How to Encourage Your Chickens to Lay Eggs
There are few important steps you can take to help your chickens lay more eggs or start back laying if they have suddenly stopped. (source)
1. Feed supplements they are lacking
Chickens need to get adequate nutrition from their food to help facilitate the egg production process. Chicken layer feed, found at most farm supply stores, helps to encourage egg laying. Certain supplements in layer feeds, such as calcium, are vital in egg production.
2. Clear the coop of snakes, rats or other intruders
You may check your coop one day and notice that there are no eggs when there should be some. One possible reason is a predator has either stolen the eggs or the chickens have stopped laying due to the stress of an intruder.
If you notice that your chickens have stopped laying eggs for no apparent reason, check for signs of a sneaky predator. Snakes, possums, raccoons, foxes and rats are notorious for stealing chicken eggs.
3. Provide more light inside the coop
Chickens lay more eggs when daylight lasts longer. To create artificial daylight, install a light inside your coop to trick your chickens into thinking it is daytime. Leave it on for at least 17 hours a day to keep egg production high.
4. Add comfy nesting boxes
Chickens enjoy a nice nesting box to lay their eggs in because it makes them feel safe and secure. Sometimes, without a safe place to lay eggs, chickens will either lay eggs in random places or they may stop laying altogether. Consider adding a few nesting boxes to your coop to encourage egg laying.
5. Do a little spring cleaning
A lack of egg-laying in your coop could indicate that the coop is not clean enough for the chickens. Sometimes, if you have not kept the coop relatively clean, chickens may get stressed out and stop laying eggs. Consider doing a full, spring clean on your coop and see if that helps the egg-laying process with your hens. Do not forget to clean out the nesting boxes!

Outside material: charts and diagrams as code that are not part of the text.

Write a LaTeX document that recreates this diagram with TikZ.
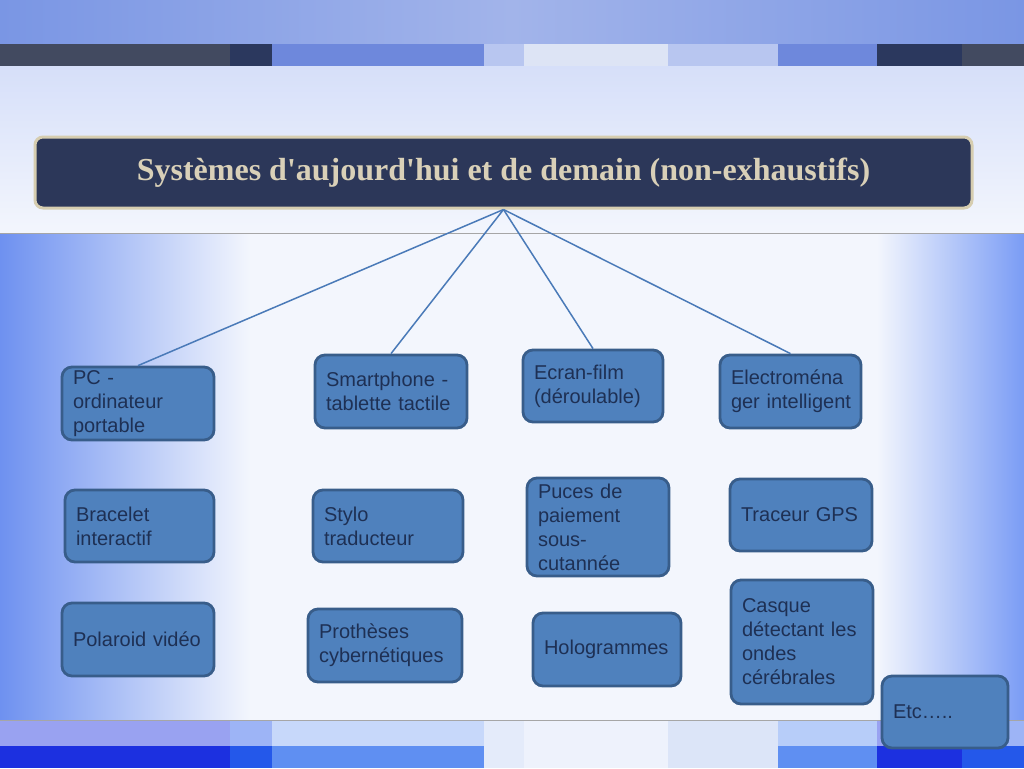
\documentclass[tikz,border=0pt]{standalone}
\usepackage{fontspec}
\setsansfont{Liberation Sans}
\newfontfamily\titlefont{Liberation Serif}
\usepackage{tikz}
\usetikzlibrary{positioning}
\definecolor{barnavy}{RGB}{43,56,94}
\definecolor{bargray}{RGB}{66,74,96}
\definecolor{barblue}{RGB}{110,136,220}
\definecolor{barlight}{RGB}{184,198,240}
\definecolor{barwhite}{RGB}{221,228,245}
\definecolor{bgtop}{RGB}{162,180,234}
\definecolor{bgedge}{RGB}{122,150,228}
\definecolor{bgmid}{RGB}{243,246,253}
\definecolor{bgpale}{RGB}{214,223,249}
\definecolor{bgside}{RGB}{110,145,240}
\definecolor{bgright}{RGB}{122,156,245}
\definecolor{deepblue}{RGB}{28,48,224}
\definecolor{midblue}{RGB}{36,88,234}
\definecolor{softblue}{RGB}{95,143,242}
\definecolor{paleblue}{RGB}{228,235,250}
\definecolor{palewhite}{RGB}{238,242,252}
\definecolor{palemid}{RGB}{220,229,248}
\definecolor{titlefill}{RGB}{44,55,89}
\definecolor{titleline}{RGB}{214,205,176}
\definecolor{titletext}{RGB}{217,208,184}
\definecolor{itemfill}{RGB}{79,129,189}
\definecolor{itemline}{RGB}{56,93,138}
\definecolor{itemtext}{RGB}{30,48,84}
\definecolor{linkblue}{RGB}{74,122,184}
\tikzset{
  titlebox/.style={rounded corners=4pt, draw=titleline, line width=1.5pt, fill=titlefill, text=titletext, font=\titlefont\bfseries\fontsize{16}{19}\selectfont},
  item/.style={rounded corners=5pt, draw=itemline, line width=1.4pt, fill=itemfill, text=itemtext, align=left, inner xsep=5.5pt, inner ysep=0pt, font=\sffamily\fontsize{10}{12}\selectfont},
  link/.style={draw=linkblue, line width=0.75pt},
}
\begin{document}
\begin{tikzpicture}[x=0.5pt, y=-0.5pt]
  \useasboundingbox (0,0) rectangle (1024,768);
  % background
  \fill[bgmid] (0,0) rectangle (1024,768);
  \shade[left color=bgedge, right color=bgedge, middle color=bgtop] (0,0) rectangle (1024,44);
  \shade[top color=bgpale, bottom color=bgmid] (0,66) rectangle (1024,233);
  \shade[left color=bgside, right color=bgmid] (0,233) rectangle (250,720);
  \shade[left color=bgmid, right color=bgright] (877,233) rectangle (1024,720);
  % top bar
  \fill[bargray]  (0,44)   rectangle (230,66);
  \fill[barnavy]  (230,44) rectangle (272,66);
  \fill[barblue]  (272,44) rectangle (484,66);
  \fill[barlight] (484,44) rectangle (524,66);
  \fill[barwhite] (524,44) rectangle (668,66);
  \fill[barlight] (668,44) rectangle (778,66);
  \fill[barblue]  (778,44) rectangle (877,66);
  \fill[barnavy]  (877,44) rectangle (962,66);
  \fill[bargray]  (962,44) rectangle (1024,66);
  % bottom bars
  \fill[deepblue!45!white]  (0,720)   rectangle (230,746);
  \fill[midblue!45!white]   (230,720) rectangle (272,746);
  \fill[softblue!35!white]  (272,720) rectangle (484,746);
  \fill[paleblue]           (484,720) rectangle (524,746);
  \fill[palewhite]          (524,720) rectangle (668,746);
  \fill[palemid]            (668,720) rectangle (778,746);
  \fill[softblue!45!white]  (778,720) rectangle (877,746);
  \fill[deepblue!45!white]  (877,720) rectangle (962,746);
  \fill[midblue!45!white]   (962,720) rectangle (1024,746);
  \fill[deepblue]  (0,746)   rectangle (230,768);
  \fill[midblue]   (230,746) rectangle (272,768);
  \fill[softblue]  (272,746) rectangle (484,768);
  \fill[paleblue]  (484,746) rectangle (524,768);
  \fill[palewhite] (524,746) rectangle (668,768);
  \fill[palemid]   (668,746) rectangle (778,768);
  \fill[softblue]  (778,746) rectangle (877,768);
  \fill[deepblue]  (877,746) rectangle (962,768);
  \fill[midblue]   (962,746) rectangle (1024,768);
  \draw[gray!70, line width=0.4pt] (0,233) -- (1024,233);
  \draw[gray!70, line width=0.4pt] (0,720) -- (1024,720);

  % title
  \node[titlebox, minimum width=468.5pt, minimum height=35.5pt] (title) at (503.5,172.5) {Systèmes d'aujourd'hui et de demain (non-exhaustifs)};

  % first row
  \node[item, text width=65pt, minimum height=36.5pt] (pc) at (138,403.5) {PC -\\ordinateur\\portable};
  \node[item, text width=65pt, minimum height=36.5pt] (phone) at (391,391.5) {Smartphone -\\tablette tactile};
  \node[item, text width=59pt, minimum height=36pt] (film) at (593,386) {Ecran-film\\(déroulable)};
  \node[item, text width=59.5pt, minimum height=36.5pt] (menager) at (790.5,391.5) {Electroména\\\mbox{ger intelligent}};
  % second row
  \node[item, text width=63.5pt, minimum height=36pt] (bracelet) at (139.5,526) {Bracelet\\interactif};
  \node[item, text width=64pt, minimum height=36pt] (stylo) at (388,526) {Stylo\\traducteur};
  \node[item, text width=60pt, minimum height=49pt] (puces) at (598,527) {Puces de\\paiement\\sous-\\cutannée};
  \node[item, text width=60pt, minimum height=36pt] (gps) at (801,515) {Traceur GPS};
  % third row
  \node[item, text width=65pt, minimum height=36.5pt] (polaroid) at (138,639.5) {Polaroid vidéo};
  \node[item, text width=66pt, minimum height=36.5pt] (protheses) at (385,645.5) {Prothèses\\cybernétiques};
  \node[item, text width=63pt, minimum height=36.5pt] (holo) at (607,649.5) {Hologrammes};
  \node[item, text width=60pt, minimum height=62pt] (casque) at (802,642) {Casque\\détectant les\\ondes\\cérébrales};
  \node[item, text width=52pt, minimum height=36pt] (etc) at (945,712) {Etc…..};

  % links
  \draw[link] (title.south) -- (pc.north);
  \draw[link] (title.south) -- (phone.north);
  \draw[link] (title.south) -- (film.north);
  \draw[link] (title.south) -- (menager.north);
\end{tikzpicture}
\end{document}
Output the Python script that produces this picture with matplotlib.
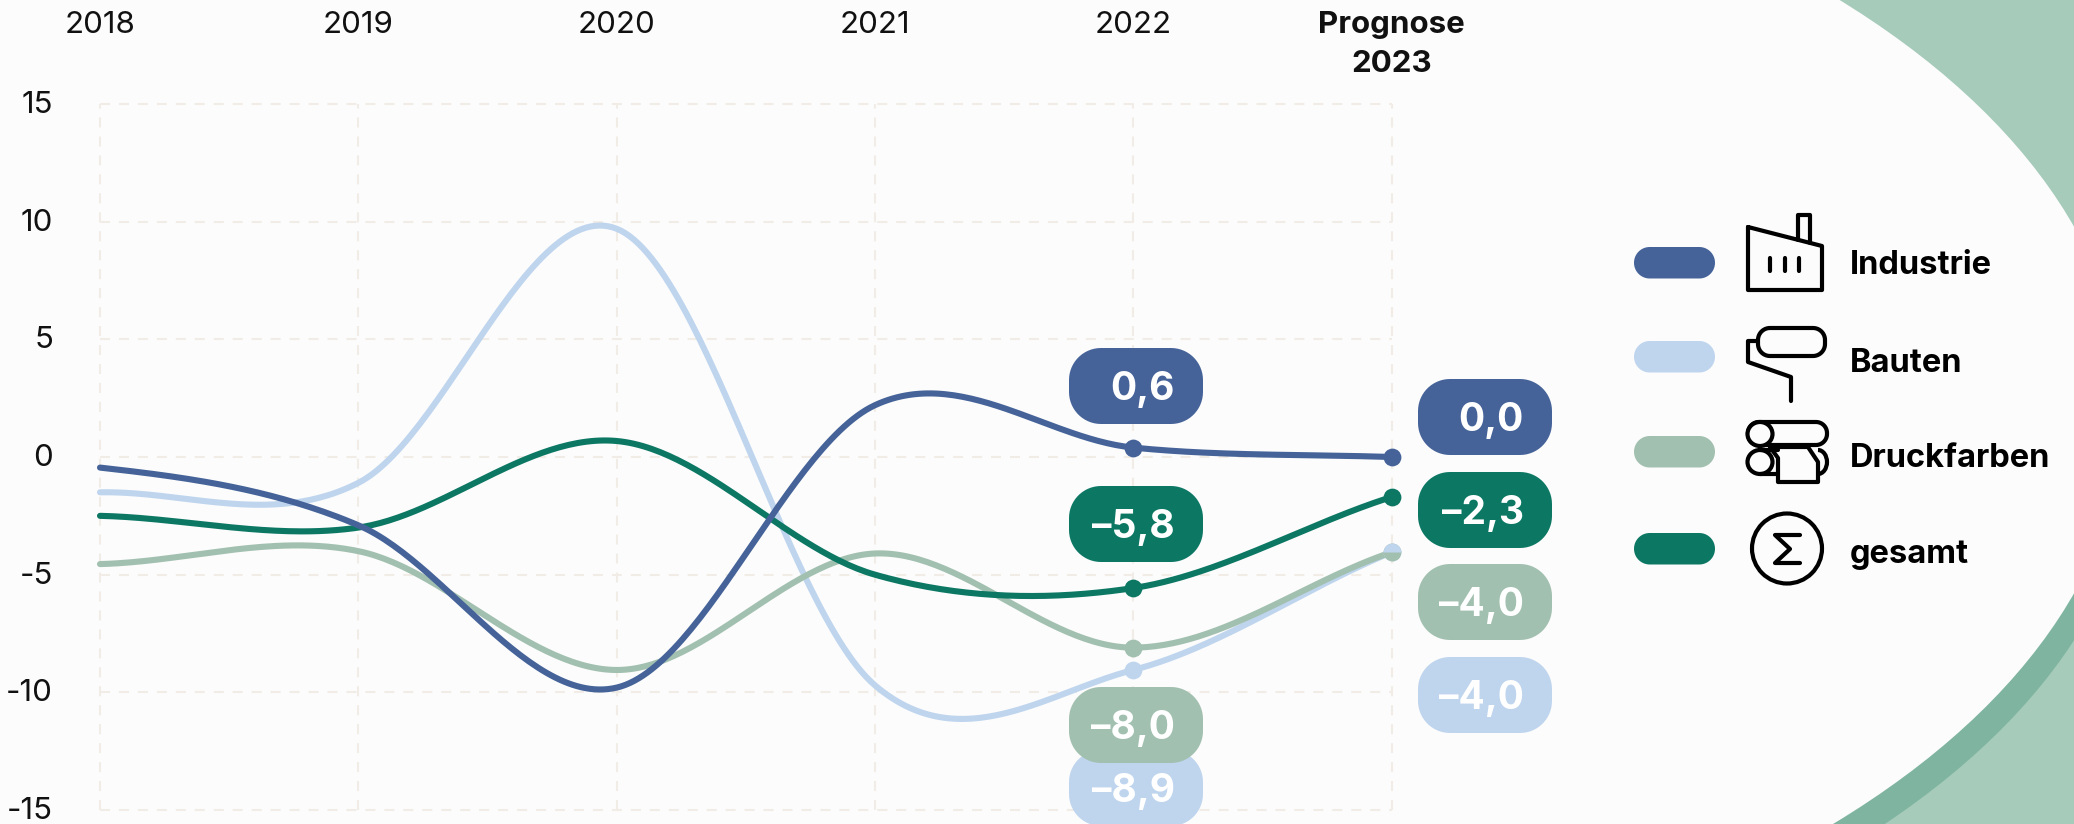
import numpy as np
import matplotlib
matplotlib.use("Agg")
import matplotlib.pyplot as plt
from matplotlib.patches import Ellipse, Circle, Polygon, Rectangle, Arc

years = [2018, 2019, 2020, 2021, 2022, 2023]
year_labels = ["2018", "2019", "2020", "2021", "2022", "2023"]
y_ticks = [15, 10, 5, 0, -5, -10, -15]

industrie = [-0.45, -2.9, -9.8, 2.2, 0.4, 0.0]
bauten = [-1.5, -1.1, 9.7, -9.7, -9.05, -4.05]
druckfarben = [-4.55, -4.0, -9.05, -4.1, -8.1, -4.05]
gesamt = [-2.5, -3.0, 0.68, -5.0, -5.57, -1.7]

names = ["Industrie", "Bauten", "Druckfarben", "gesamt"]
blue = "#456399"
light = "#BFD5EE"
sage = "#A2C0B0"
green = "#0C7864"
paper = "#FCFCFC"

FONT = "Inter"
W, H = 2074, 824


def smooth(xs, ys, n=60):
    # Catmull-Rom style curve through the yearly values
    ys = np.array(ys, float)
    m = np.zeros(len(ys))
    m[1:-1] = (ys[2:] - ys[:-2]) / 2
    m[0] = (ys[1] - ys[0]) / 2
    m[-1] = (ys[-1] - ys[-2]) * 0.9
    out_x, out_y = [], []
    for i in range(len(ys) - 1):
        t = np.linspace(0, 1, n)
        out_x.append(xs[i] + t)
        out_y.append((2 * t**3 - 3 * t**2 + 1) * ys[i] + (t**3 - 2 * t**2 + t) * m[i]
                     + (-2 * t**3 + 3 * t**2) * ys[i + 1] + (t**3 - t**2) * m[i + 1])
    return np.concatenate(out_x), np.concatenate(out_y)


def pill(ax, x0, y0, w, h, r, **kw):
    # rounded box with true circular corners, pixel coordinates
    a = np.linspace(0, np.pi / 2, 16)
    c, s = r * np.cos(a), r * np.sin(a)
    px = np.concatenate([x0 + w - r + c, x0 + r - s, x0 + r - c, x0 + w - r + s])
    py = np.concatenate([y0 + h - r + s, y0 + h - r + c, y0 + r - s, y0 + r - c])
    p = Polygon(np.column_stack([px, py]), closed=True, **kw)
    ax.add_patch(p)


fig = plt.figure(figsize=(W / 100, H / 100), dpi=100, facecolor=paper)

# background in pixel coordinates
bg = fig.add_axes([0, 0, 1, 1])
bg.set_xlim(0, W)
bg.set_ylim(H, 0)
bg.axis("off")
bg.add_patch(Rectangle((1500, 0), W - 1500, H, color="#A6CBBA", lw=0))
bg.add_patch(Ellipse((1014, 434), 2250, 1232, color="#7FB4A0", lw=0))
bg.add_patch(Ellipse((1000, 410), 2250, 1232, color=paper, lw=0))
bg.add_patch(Rectangle((0, 0), 1500, H, color=paper, lw=0))

# chart
ax = fig.add_axes([100 / W, 1 - 810 / H, (1391.5 - 100) / W, (810 - 104) / H])
ax.patch.set_alpha(0)
ax.set_xlim(2018, 2023)
ax.set_ylim(-15, 15)
for s in ax.spines.values():
    s.set_visible(False)
ax.set_xticks(years)
ax.set_yticks(y_ticks)
ax.set_xticklabels([])
ax.set_yticklabels([])
ax.tick_params(length=0)
ax.grid(True, color="#F1EDE6", lw=1.5, dashes=(4.8, 4.3))
ax.set_axisbelow(True)
for g in ax.get_xgridlines() + ax.get_ygridlines():
    g.set_clip_on(False)

for yr, lab in zip(years, year_labels):
    bold = yr == 2023
    ax.annotate(lab, (yr, 15), xytext=(0, 32 if bold else 71), textcoords="offset pixels",
                ha="center", va="baseline", fontsize=22.5,
                fontweight="bold" if bold else "normal", family=FONT, color="#111111")
ax.annotate("Prognose", (2023, 15), xytext=(0, 71), textcoords="offset pixels",
            ha="center", va="baseline", fontsize=22.5, fontweight="bold", family=FONT,
            color="#111111")
for t in y_ticks:
    ax.annotate(str(t), (2018, t), xytext=(-47, -9), textcoords="offset pixels",
                ha="right", va="baseline", fontsize=22.5, family=FONT, color="#111111")

series = [(bauten, light), (druckfarben, sage), (gesamt, green), (industrie, blue)]
for vals, col in series:
    sx, sy = smooth(years, vals)
    ax.plot(sx, sy, color=col, lw=4.4, solid_capstyle="round", clip_on=False, zorder=3)
    ax.plot(years[4:], vals[4:], "o", color=col, ms=12.8, mew=0, clip_on=False, zorder=4)
# the two 2023 dots coincide, half of each shows
ax.plot(years[5:], bauten[5:], "o", color=light, fillstyle="top", markerfacecoloralt="none",
        ms=12.8, mew=0, clip_on=False, zorder=5)

# value badges, drawn over the chart
top = fig.add_axes([0, 0, 1, 1])
top.set_xlim(0, W)
top.set_ylim(H, 0)
top.axis("off")
top.patch.set_alpha(0)

badges = [
    ("0,6", 1069, 348, blue), ("\u20135,8", 1069, 486, green),
    ("\u20138,9", 1069, 750, light), ("\u20138,0", 1069, 687, sage),
    ("0,0", 1418, 379, blue), ("\u20132,3", 1418, 472, green),
    ("\u20134,0", 1418, 564, sage), ("\u20134,0", 1418, 657, light),
]
for txt, x0, y0, col in badges:
    pill(top, x0, y0, 134, 76, 32, fc=col, ec="none", clip_on=False)
    top.text(x0 + 106, y0 + 52, txt, ha="right", va="baseline", color="white",
             fontsize=28, fontweight="bold", family=FONT)

# legend pills and labels
legend_y = [247, 341, 436, 533]
legend_base = [274, 372, 467, 563]
for nm, ly, ty, col in zip(names, legend_y, legend_base, [blue, light, sage, green]):
    pill(top, 1634, ly, 81, 31.5, 15.7, fc=col, ec="none")
    top.text(1850, ty, nm, ha="left", va="baseline", fontsize=23.5,
             fontweight="bold", family=FONT, color="black")

ink = dict(color="black", lw=3, solid_capstyle="round", solid_joinstyle="round")
# factory icon
top.plot([1748, 1748, 1822, 1822, 1748], [227, 290, 290, 246, 227], **ink)
top.plot([1798, 1798, 1810, 1810], [240, 215, 215, 243], **ink)
for x in [1770, 1785, 1799]:
    top.plot([x, x], [258, 271], **ink)
# roller icon
pill(top, 1758, 328, 67, 28, 12, fc="none", ec="black", lw=3)
top.plot([1758, 1748, 1748, 1791, 1791], [341, 341, 362, 377, 401], **ink)
# paper rolls icon
pill(top, 1748, 422, 79, 23, 11, fc="none", ec="black", lw=3)
top.add_patch(Ellipse((1760, 434), 25, 24, fc=paper, ec="black", lw=3))
top.plot([1760, 1778], [450, 450], **ink)
top.plot([1760, 1778], [474, 474], **ink)
top.add_patch(Ellipse((1760, 462), 25, 24, fc=paper, ec="black", lw=3))
top.add_patch(Arc((1818, 462), 18, 24, theta1=-90, theta2=90, color="black", lw=3))
top.plot([1770, 1778, 1778, 1818, 1818, 1808, 1770], [447, 458, 482, 482, 462, 447, 447], **ink)
# sigma icon
top.add_patch(Circle((1787, 548.5), 35, fc="none", ec="black", lw=3))
top.plot([1800, 1775, 1790, 1775, 1800], [535, 535, 549, 563, 563], **ink)

fig.savefig("out.png", dpi=100, facecolor=fig.get_facecolor())
plt.close(fig)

How many eggs do chickens lay each year?
Regardless of whether a rooster is present, chickens on average can lay up to 276 eggs annually.
This number can be much higher or lower depending on the breed of the chicken, the food quality and the coop or farm environment.
Check out our article on chicken breeds to find the perfect type of chicken to fit your needs!
Sure, chickens do not necessarily need a rooster to lay eggs, but that does not mean that roosters are not important. They can protect your flock and keep it healthy, if needed. If you just really do not want a rooster on your farm, have no fear, you can still have plenty of chicken eggs, they just will never become baby chicks.
If having eggs just to eat is your goal, then you will not need a rooster, but you may consider it later if you decide to start producing your own baby chicks.